### Code that draws figures
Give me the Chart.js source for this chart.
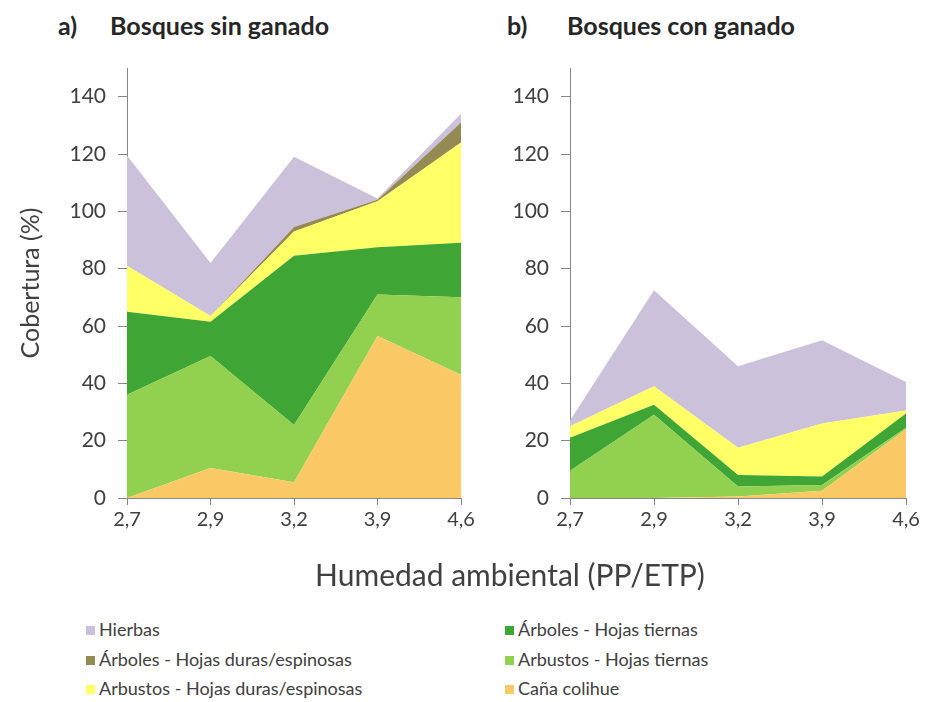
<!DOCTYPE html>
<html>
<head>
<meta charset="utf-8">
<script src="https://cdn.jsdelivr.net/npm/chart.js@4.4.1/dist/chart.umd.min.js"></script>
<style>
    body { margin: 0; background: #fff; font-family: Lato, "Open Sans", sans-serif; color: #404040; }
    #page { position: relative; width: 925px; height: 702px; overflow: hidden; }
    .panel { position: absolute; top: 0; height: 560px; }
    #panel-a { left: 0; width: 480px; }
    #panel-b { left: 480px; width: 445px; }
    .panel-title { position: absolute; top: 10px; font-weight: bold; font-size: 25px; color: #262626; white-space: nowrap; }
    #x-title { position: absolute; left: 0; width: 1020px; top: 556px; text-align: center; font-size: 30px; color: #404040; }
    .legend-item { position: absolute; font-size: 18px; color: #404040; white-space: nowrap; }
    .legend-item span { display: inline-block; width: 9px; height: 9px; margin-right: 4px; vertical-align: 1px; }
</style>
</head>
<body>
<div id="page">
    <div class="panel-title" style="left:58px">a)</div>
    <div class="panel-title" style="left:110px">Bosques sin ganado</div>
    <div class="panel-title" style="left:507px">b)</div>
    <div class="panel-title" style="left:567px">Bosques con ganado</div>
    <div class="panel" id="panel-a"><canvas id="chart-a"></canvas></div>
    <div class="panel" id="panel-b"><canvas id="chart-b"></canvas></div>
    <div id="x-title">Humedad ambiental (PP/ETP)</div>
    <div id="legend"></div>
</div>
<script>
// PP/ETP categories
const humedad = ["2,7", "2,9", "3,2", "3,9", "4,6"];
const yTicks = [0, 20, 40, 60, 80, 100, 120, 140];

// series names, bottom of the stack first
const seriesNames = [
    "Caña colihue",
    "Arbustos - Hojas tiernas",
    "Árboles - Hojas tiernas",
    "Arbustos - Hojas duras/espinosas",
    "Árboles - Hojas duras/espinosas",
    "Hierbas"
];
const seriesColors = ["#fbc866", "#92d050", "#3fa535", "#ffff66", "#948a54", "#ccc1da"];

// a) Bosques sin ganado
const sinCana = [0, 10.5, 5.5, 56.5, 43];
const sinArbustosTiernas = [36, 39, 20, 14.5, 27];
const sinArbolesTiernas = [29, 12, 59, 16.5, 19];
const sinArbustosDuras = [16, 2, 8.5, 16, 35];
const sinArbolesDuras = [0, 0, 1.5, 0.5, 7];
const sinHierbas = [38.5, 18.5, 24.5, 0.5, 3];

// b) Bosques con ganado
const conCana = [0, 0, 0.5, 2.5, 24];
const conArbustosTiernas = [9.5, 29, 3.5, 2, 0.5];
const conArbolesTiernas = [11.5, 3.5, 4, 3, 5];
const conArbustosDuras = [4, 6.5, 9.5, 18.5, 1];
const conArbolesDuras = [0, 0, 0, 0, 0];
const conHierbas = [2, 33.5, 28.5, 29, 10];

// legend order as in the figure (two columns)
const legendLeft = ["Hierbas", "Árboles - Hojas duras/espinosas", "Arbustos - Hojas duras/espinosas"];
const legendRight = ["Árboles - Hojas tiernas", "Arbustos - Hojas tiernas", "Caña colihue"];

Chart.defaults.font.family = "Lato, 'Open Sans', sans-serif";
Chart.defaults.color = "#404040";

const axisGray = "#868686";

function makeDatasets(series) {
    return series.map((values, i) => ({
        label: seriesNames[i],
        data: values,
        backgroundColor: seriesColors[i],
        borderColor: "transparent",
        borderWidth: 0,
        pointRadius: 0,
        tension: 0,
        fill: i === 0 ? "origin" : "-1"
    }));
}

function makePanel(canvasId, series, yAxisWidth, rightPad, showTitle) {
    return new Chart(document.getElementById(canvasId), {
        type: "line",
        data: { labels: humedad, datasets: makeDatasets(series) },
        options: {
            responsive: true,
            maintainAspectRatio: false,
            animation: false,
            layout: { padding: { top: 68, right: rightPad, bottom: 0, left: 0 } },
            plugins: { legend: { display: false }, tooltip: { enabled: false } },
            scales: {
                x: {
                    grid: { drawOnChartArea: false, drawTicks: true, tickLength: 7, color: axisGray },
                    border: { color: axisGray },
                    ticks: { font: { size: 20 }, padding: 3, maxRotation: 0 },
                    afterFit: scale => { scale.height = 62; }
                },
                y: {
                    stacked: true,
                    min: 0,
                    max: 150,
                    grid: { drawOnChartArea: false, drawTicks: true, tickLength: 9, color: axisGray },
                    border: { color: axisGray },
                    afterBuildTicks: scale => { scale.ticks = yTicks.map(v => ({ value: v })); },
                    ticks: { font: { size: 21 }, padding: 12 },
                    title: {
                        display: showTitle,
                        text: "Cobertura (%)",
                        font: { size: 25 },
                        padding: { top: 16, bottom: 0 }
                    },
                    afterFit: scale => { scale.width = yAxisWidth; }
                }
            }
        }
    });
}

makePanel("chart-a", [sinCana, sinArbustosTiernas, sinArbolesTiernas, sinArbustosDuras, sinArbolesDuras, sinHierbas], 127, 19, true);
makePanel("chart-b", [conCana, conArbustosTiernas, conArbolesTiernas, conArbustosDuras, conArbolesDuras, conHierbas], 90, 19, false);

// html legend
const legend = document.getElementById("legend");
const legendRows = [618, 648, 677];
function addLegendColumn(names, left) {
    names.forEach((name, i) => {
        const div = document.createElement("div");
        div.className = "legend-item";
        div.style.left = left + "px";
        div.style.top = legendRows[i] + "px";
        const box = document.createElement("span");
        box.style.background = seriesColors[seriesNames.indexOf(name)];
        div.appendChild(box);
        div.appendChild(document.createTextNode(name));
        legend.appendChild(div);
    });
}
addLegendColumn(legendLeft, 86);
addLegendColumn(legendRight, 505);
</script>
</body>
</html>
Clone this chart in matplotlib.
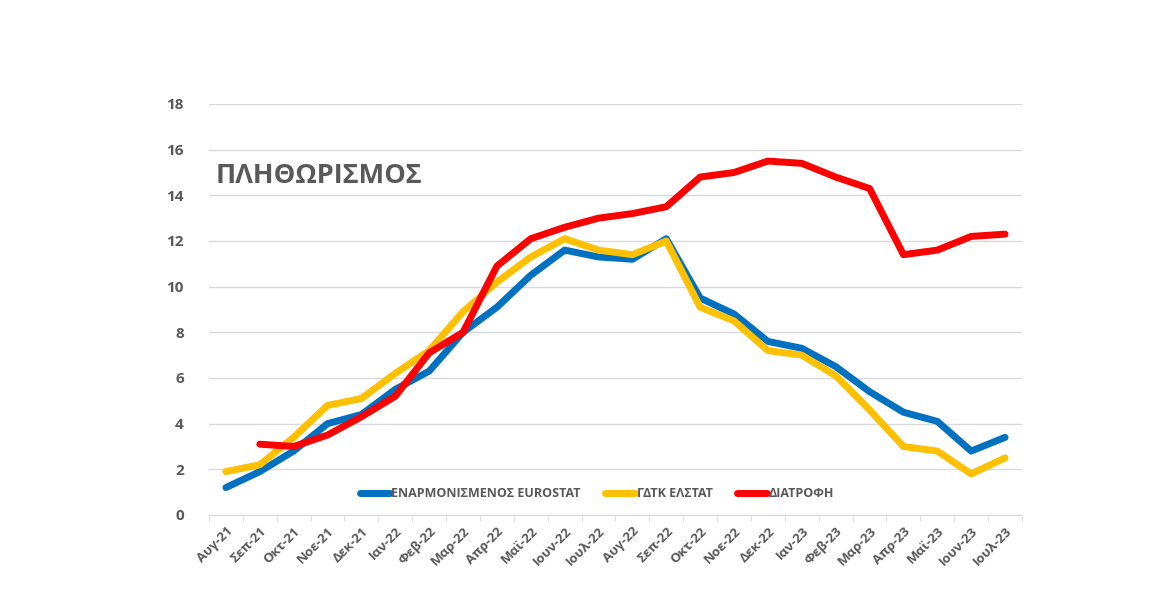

### PROBLEM DESCRIPTION
Identify the lines in the entries above that contain "this", then copy them out.

### FULL OUTPUT
Give me the Chart.js source for this chart.
Clone this chart in matplotlib.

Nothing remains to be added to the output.